How Much Should You Raise from Investors?

Today we’re going to talk about your ask.

How much you ask for is incredibly important.

That money will power your growth…

…or you’ll run out of $ and be up the creek without a paddle (and investors will be pissed off).

And yet, most founders are just guessing at “how much we need.”

Ask for too much and they won’t invest. Ask for too little and you’ll run out of money.

I ask pretty much every founder who wants to work with me:

How did you come to the number you’re raising?

The top-3 most common reaction faces I get:

  1. 🫎   🚗
  2. 😳🫣
  3. 😨

Don’t worry - most founders don’t actually know how to get to “the actual number.”

But you will. Here’s how:

Step 1: Focus on what matters

When you’re growing an early-stage business, you’re continually answering a few main questions:

  1. Is this something people want?
  2. How hard is this going to be to sell (or get traction)?
  3. Can this team do it?

Making meaningful progress on answering these questions means reducing uncertainty (and risk) and building value.

Major milestones on that path = value inflection points.

Money is just your bridge to them.

Step 2: Define your value inflection points

Value inflection points are the big step-changes & derisks that make your business worth more for investors.

Define yours by answering these questions:

What 2-4 milestones satisfy the following criteria?
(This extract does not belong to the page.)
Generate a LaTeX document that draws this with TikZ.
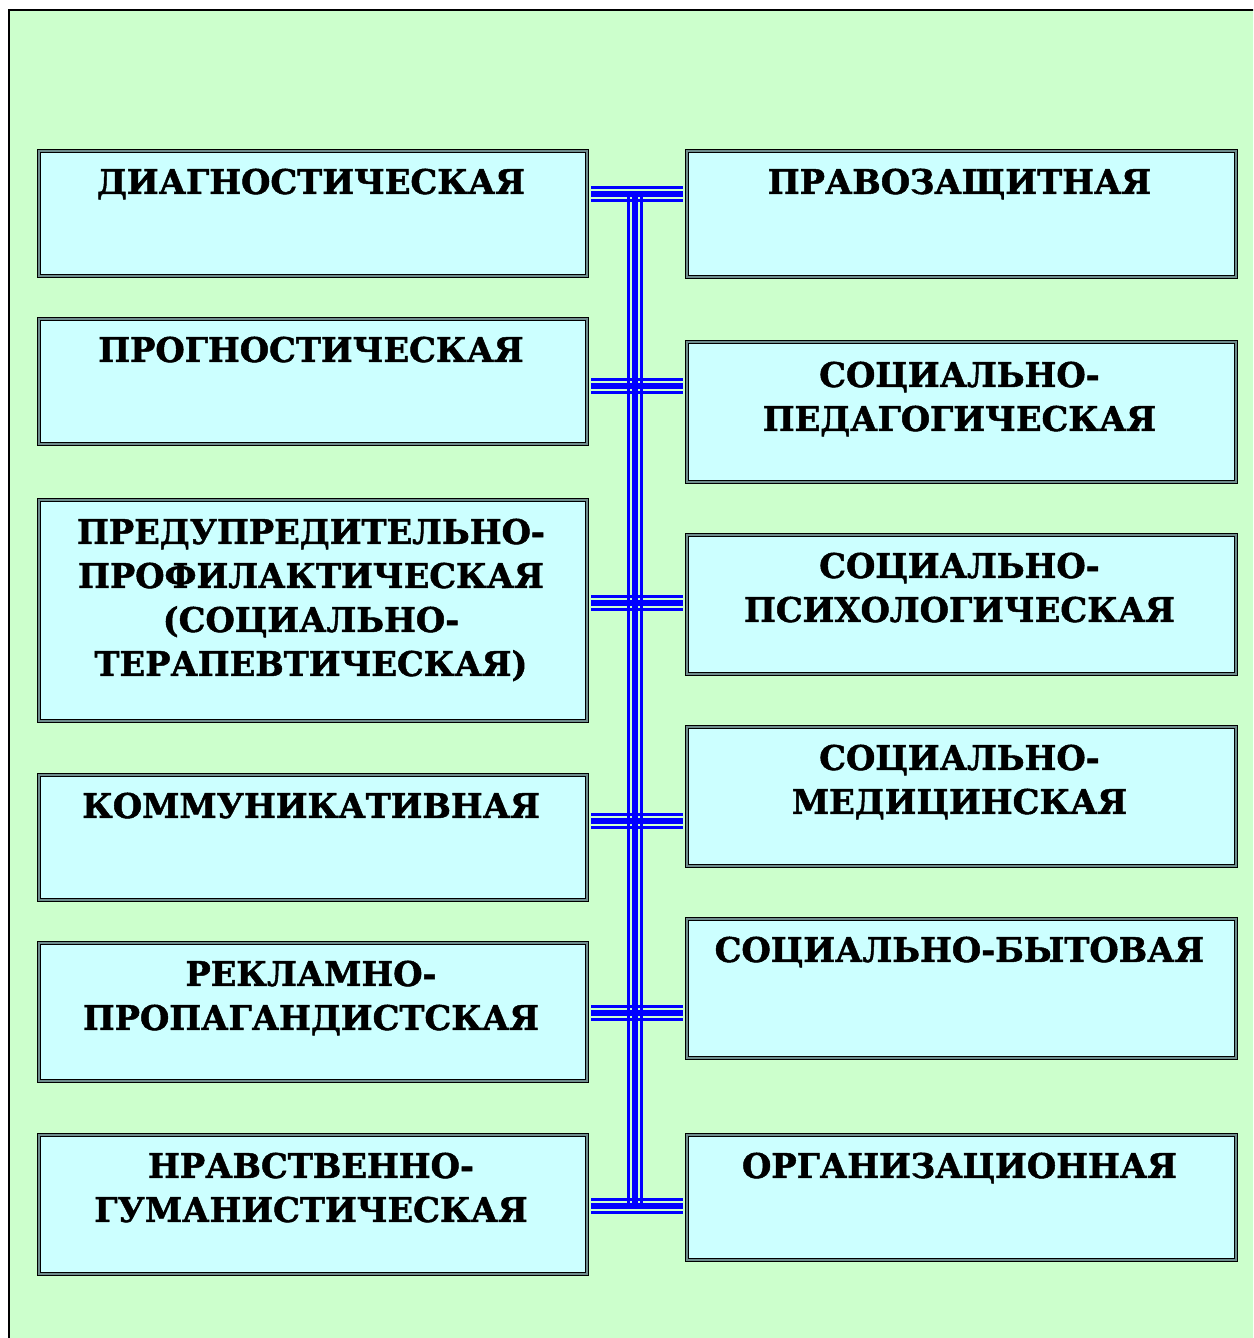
\documentclass[tikz,border=0pt]{standalone}
\usepackage{fontspec}
\setmainfont{DejaVu Serif}[BoldFeatures={FakeStretch=0.99,FakeBold=1.4}]
\definecolor{panel}{RGB}{204,255,204}
\definecolor{boxc}{RGB}{204,255,255}
\definecolor{framegray}{RGB}{110,140,140}
\definecolor{connb}{RGB}{0,0,255}
\begin{document}
\begin{tikzpicture}[x=1pt,y=-1pt,
  fbox/.style={draw=black, line width=4pt, fill=boxc, inner sep=0pt, anchor=north west,
    postaction={draw=framegray, line width=1.3pt}},
  lbl/.style={anchor=north, inner sep=0pt, align=center,
    font=\fontsize{34}{44}\selectfont\bfseries},
  conn/.style={draw=connb, line cap=butt, shorten <=2pt, shorten >=2pt}
  ]
\useasboundingbox (0,0) rectangle (1253,1338);
\fill[white] (0,0) rectangle (1253,1338);
\begin{scope}
\clip (0,0) rectangle (1253,1338);
\fill[panel] (9,10) rectangle (1270,1360);
\draw[line width=2pt] (9,1360) -- (9,10) -- (1270,10);
\end{scope}

% left boxes (outer edges: x 35..587)
\node[fbox, minimum width=548pt, minimum height=125pt] (L1) at (37,149) {};
\node[fbox, minimum width=548pt, minimum height=125pt] (L2) at (37,317) {};
\node[fbox, minimum width=548pt, minimum height=221pt] (L3) at (37,498) {};
\node[fbox, minimum width=548pt, minimum height=125pt] (L4) at (37,773) {};
\node[fbox, minimum width=548pt, minimum height=138pt] (L5) at (37,941) {};
\node[fbox, minimum width=548pt, minimum height=139pt] (L6) at (37,1133) {};
% right boxes (outer edges: x 683..1236)
\node[fbox, minimum width=549pt, minimum height=126pt] (R1) at (685,149) {};
\node[fbox, minimum width=549pt, minimum height=140pt] (R2) at (685,340) {};
\node[fbox, minimum width=549pt, minimum height=139pt] (R3) at (685,533) {};
\node[fbox, minimum width=549pt, minimum height=139pt] (R4) at (685,725) {};
\node[fbox, minimum width=549pt, minimum height=139pt] (R5) at (685,917) {};
\node[fbox, minimum width=549pt, minimum height=125pt] (R6) at (685,1133) {};

% labels
\node[lbl] (tL1) at ([xshift=-2pt,yshift=-19.5pt]L1.north) {ДИАГНОСТИЧЕСКАЯ};
\node[lbl] (tL2) at ([xshift=-2pt,yshift=-19.5pt]L2.north) {ПРОГНОСТИЧЕСКАЯ};
\node[lbl] (tL3) at ([xshift=-2pt,yshift=-20.5pt]L3.north) {ПРЕДУПРЕДИТЕЛЬНО-\\ПРОФИЛАКТИЧЕСКАЯ\\(СОЦИАЛЬНО-\\ТЕРАПЕВТИЧЕСКАЯ)};
\node[lbl] (tL4) at ([xshift=-2pt,yshift=-19.5pt]L4.north) {КОММУНИКАТИВНАЯ};
\node[lbl] (tL5) at ([xshift=-2pt,yshift=-19.5pt]L5.north) {РЕКЛАМНО-\\ПРОПАГАНДИСТСКАЯ};
\node[lbl] (tL6) at ([xshift=-2pt,yshift=-19.5pt]L6.north) {НРАВСТВЕННО-\\ГУМАНИСТИЧЕСКАЯ};
\node[lbl] (tR1) at ([xshift=-2pt,yshift=-19.5pt]R1.north) {ПРАВОЗАЩИТНАЯ};
\node[lbl] (tR2) at ([xshift=-2pt,yshift=-21.5pt]R2.north) {СОЦИАЛЬНО-\\ПЕДАГОГИЧЕСКАЯ};
\node[lbl] (tR3) at ([xshift=-2pt,yshift=-19.5pt]R3.north) {СОЦИАЛЬНО-\\ПСИХОЛОГИЧЕСКАЯ};
\node[lbl] (tR4) at ([xshift=-2pt,yshift=-19.5pt]R4.north) {СОЦИАЛЬНО-\\МЕДИЦИНСКАЯ};
\node[lbl] (tR5) at ([xshift=-2pt,yshift=-19.5pt]R5.north) {СОЦИАЛЬНО-БЫТОВАЯ};
\node[lbl] (tR6) at ([xshift=-2pt,yshift=-19.5pt]R6.north) {ОРГАНИЗАЦИОННАЯ};

% connector rows
\coordinate (h1) at (635,194);
\coordinate (h2) at (635,386);
\coordinate (h3) at (635,603);
\coordinate (h4) at (635,821);
\coordinate (h5) at (635,1013);
\coordinate (h6) at (635,1206);
\foreach \i in {1,...,6}{
  \coordinate (a\i) at (L\i.east |- h\i);
  \coordinate (b\i) at (R\i.west |- h\i);
}
% trunk
\foreach \o/\w in {-6.5/3.2,0/5.2,6.5/3.2}
  \draw[draw=connb, line width=\w pt] ([xshift=\o pt]h1) -- ([xshift=\o pt]h6);
% branches
\foreach \i in {1,...,6}{
  \foreach \o/\w in {-6.5/3.2,0/5.2,6.5/3.2}
    \draw[conn, line width=\w pt] ([yshift=\o pt]a\i) -- ([yshift=\o pt]b\i);
}
\end{tikzpicture}
\end{document}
  1. Once achieved, they will represent the most meaningful derisks to the business
  2. Must be 100% achievable within 12 months

Examples could be things like:

  • Finalizing a large customer / distribution partnership
  • Signing up your first few dozen customers
  • Hiring a superstar that helps shrink time-to-market by 6 months
  • Critical-mass revenue milestone reached (e.g. going from $300K to $1M ARR)

These are your critical-path milestones.

You only need 2-4 of them.

Step 3: Figure out what it costs to get there

When an investor asks you…

Are you sure you can hit that goal within 12 months?…

…Your answer needs to be: One hundred percent.

And you need to raise enough to manifest that certainty.

A couple rules of thumb (general):

  • You don’t want to over-raise. Raising too much dilutes you & the other investors, too early on.
  • You don’t want to run out of cash either. More below
  • You gotta know how long it’ll last. Sweet spot: Typically, 15-24 months of runway.

Sense-check this amount with:

  1. Would we be burning money? Would it take us over a year to put more than 25% of this capital to work?
  2. Could we hit a meaningful Value Inflection Point with less?
  3. Would raising less be a smart decision for the shareholders? Or would it slow us down too much?

Keep it cheap, but don’t cut corners. Example: Full-time founders draw salary.

The number you end up at, round it up. That’s your Base.

Step 4: Factor in your Working Capital & Contingency

The worst thing you can do is go back to your investors 6 months after a raise saying…

Oops, we got it wrong, can we have some more money please.

You need a buffer, so if something doesn’t go as planned or takes substantially longer than expected, the company is still more than OK.

How much contingency a business needs is directly dependent on

  1. The predictability of that business’s cash flows, and
  2. Your team’s experience running this or similar businesses

The less you have of each, the more contingency buffer you need to incorporate into your cash flow projections.

Typically 20-40% of your Base is enough.

But if your contingency goes above 40% then you probably haven’t done enough homework & shouldn’t ask for money.

Step 5: Lay out the number

Once you’ve added your Base + Working Capital and Contingency, it’s time to give a concrete number.

We’re raising X million.

If the amount you’re asking for is between Z and X, then expect to get between 0 and 0.

Pick a number, and stick with it.

It’s just X million.

Your Ask Final Sense-Check

The last question you should ask:

Is the amount you’re seeking appropriate to the stage of your business?

If your number doesn’t match with what’s expected, you’re probably overreaching and need to reevaluate your value inflection points for something more achievable (or find a way to do it cheaper).

But in the end, you need to stand behind your Ask, look at your Value Inflection Points and say…

“We can totally crush this growth path.”